## [Exercise materials]
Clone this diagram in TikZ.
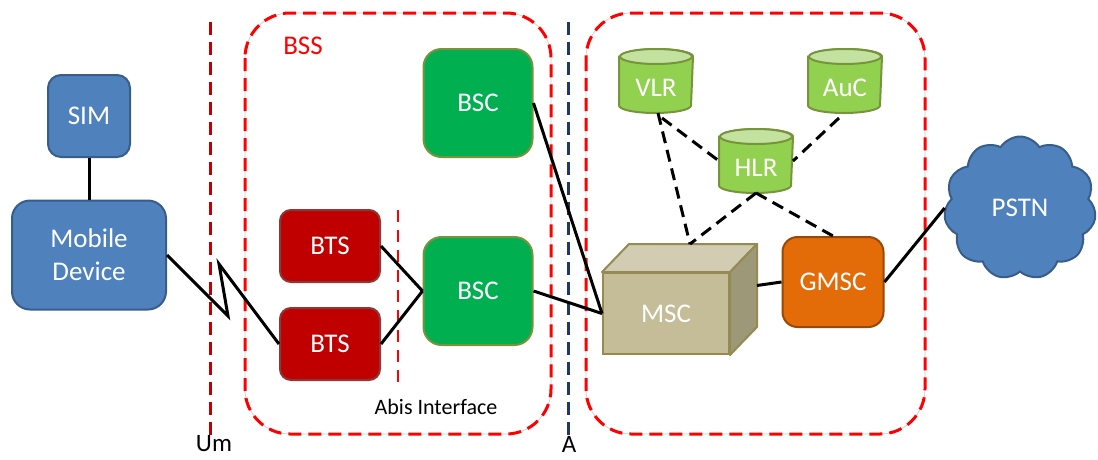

* * *

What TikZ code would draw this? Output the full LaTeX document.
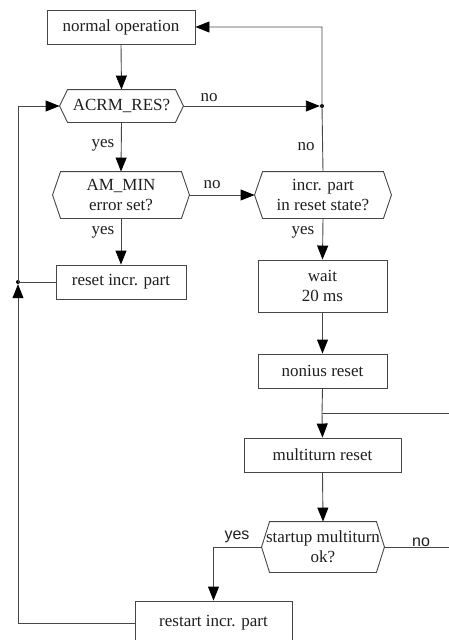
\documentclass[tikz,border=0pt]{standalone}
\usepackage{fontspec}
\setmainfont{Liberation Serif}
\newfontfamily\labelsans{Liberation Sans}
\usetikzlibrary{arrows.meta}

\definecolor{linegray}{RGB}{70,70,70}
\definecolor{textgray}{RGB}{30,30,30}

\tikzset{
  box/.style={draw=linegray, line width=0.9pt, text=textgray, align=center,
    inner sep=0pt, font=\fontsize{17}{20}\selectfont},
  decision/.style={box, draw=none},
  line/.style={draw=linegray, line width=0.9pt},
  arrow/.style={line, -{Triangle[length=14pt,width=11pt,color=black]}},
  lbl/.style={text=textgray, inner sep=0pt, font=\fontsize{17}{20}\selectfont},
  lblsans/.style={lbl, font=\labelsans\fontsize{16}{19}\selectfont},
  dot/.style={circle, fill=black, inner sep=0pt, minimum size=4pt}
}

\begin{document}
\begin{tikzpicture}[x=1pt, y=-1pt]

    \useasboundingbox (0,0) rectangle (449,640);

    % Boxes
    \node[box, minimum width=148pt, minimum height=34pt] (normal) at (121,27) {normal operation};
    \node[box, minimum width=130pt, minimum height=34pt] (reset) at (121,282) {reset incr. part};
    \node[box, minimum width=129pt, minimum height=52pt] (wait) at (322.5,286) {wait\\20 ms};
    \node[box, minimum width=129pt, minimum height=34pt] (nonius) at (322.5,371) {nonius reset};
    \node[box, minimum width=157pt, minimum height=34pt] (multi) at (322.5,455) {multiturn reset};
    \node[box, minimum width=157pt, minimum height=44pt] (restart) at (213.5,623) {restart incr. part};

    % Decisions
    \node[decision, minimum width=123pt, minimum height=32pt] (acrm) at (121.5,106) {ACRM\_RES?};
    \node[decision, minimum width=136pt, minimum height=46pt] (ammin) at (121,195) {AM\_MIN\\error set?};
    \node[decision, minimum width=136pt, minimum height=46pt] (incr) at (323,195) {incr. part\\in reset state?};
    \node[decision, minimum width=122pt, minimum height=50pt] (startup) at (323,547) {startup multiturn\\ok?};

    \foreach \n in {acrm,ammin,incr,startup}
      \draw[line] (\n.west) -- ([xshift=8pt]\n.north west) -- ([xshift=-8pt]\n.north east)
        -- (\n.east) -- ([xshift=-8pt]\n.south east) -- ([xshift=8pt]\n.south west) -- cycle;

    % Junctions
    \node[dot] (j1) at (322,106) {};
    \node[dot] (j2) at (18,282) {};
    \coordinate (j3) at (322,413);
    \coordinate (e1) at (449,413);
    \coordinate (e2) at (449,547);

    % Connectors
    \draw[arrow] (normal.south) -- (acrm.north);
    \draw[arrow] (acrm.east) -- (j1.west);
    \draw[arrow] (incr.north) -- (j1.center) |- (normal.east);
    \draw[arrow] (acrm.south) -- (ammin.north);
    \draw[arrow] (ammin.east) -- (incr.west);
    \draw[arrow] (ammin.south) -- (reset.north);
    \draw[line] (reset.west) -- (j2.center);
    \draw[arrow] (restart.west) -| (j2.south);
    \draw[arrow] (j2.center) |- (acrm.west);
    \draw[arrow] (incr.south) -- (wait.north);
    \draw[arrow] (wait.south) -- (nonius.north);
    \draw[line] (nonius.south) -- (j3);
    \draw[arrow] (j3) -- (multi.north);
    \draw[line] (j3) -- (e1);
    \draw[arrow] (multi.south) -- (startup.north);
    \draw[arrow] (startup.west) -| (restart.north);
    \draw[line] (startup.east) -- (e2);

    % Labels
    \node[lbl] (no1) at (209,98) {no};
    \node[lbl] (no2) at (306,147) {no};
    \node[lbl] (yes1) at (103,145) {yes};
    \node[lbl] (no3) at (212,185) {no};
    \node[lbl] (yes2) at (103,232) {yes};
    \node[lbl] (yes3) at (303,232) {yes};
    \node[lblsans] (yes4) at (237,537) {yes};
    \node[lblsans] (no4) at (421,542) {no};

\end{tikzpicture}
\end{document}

## [What is needed]
Copy out the listing above from the line containing "What TikZ code" to the line containing "minimum width=122pt, minimum", both included, exactly as written and minus the images.

## [Answer for this exercise]
What TikZ code would draw this? Output the full LaTeX document.
\documentclass[tikz,border=0pt]{standalone}
\usepackage{fontspec}
\setmainfont{Liberation Serif}
\newfontfamily\labelsans{Liberation Sans}
\usetikzlibrary{arrows.meta}

\definecolor{linegray}{RGB}{70,70,70}
\definecolor{textgray}{RGB}{30,30,30}

\tikzset{
  box/.style={draw=linegray, line width=0.9pt, text=textgray, align=center,
    inner sep=0pt, font=\fontsize{17}{20}\selectfont},
  decision/.style={box, draw=none},
  line/.style={draw=linegray, line width=0.9pt},
  arrow/.style={line, -{Triangle[length=14pt,width=11pt,color=black]}},
  lbl/.style={text=textgray, inner sep=0pt, font=\fontsize{17}{20}\selectfont},
  lblsans/.style={lbl, font=\labelsans\fontsize{16}{19}\selectfont},
  dot/.style={circle, fill=black, inner sep=0pt, minimum size=4pt}
}

\begin{document}
\begin{tikzpicture}[x=1pt, y=-1pt]

    \useasboundingbox (0,0) rectangle (449,640);

    % Boxes
    \node[box, minimum width=148pt, minimum height=34pt] (normal) at (121,27) {normal operation};
    \node[box, minimum width=130pt, minimum height=34pt] (reset) at (121,282) {reset incr. part};
    \node[box, minimum width=129pt, minimum height=52pt] (wait) at (322.5,286) {wait\\20 ms};
    \node[box, minimum width=129pt, minimum height=34pt] (nonius) at (322.5,371) {nonius reset};
    \node[box, minimum width=157pt, minimum height=34pt] (multi) at (322.5,455) {multiturn reset};
    \node[box, minimum width=157pt, minimum height=44pt] (restart) at (213.5,623) {restart incr. part};

    % Decisions
    \node[decision, minimum width=123pt, minimum height=32pt] (acrm) at (121.5,106) {ACRM\_RES?};
    \node[decision, minimum width=136pt, minimum height=46pt] (ammin) at (121,195) {AM\_MIN\\error set?};
    \node[decision, minimum width=136pt, minimum height=46pt] (incr) at (323,195) {incr. part\\in reset state?};
    \node[decision, minimum width=122pt, minimum height=50pt] (startup) at (323,547) {startup multiturn\\ok?};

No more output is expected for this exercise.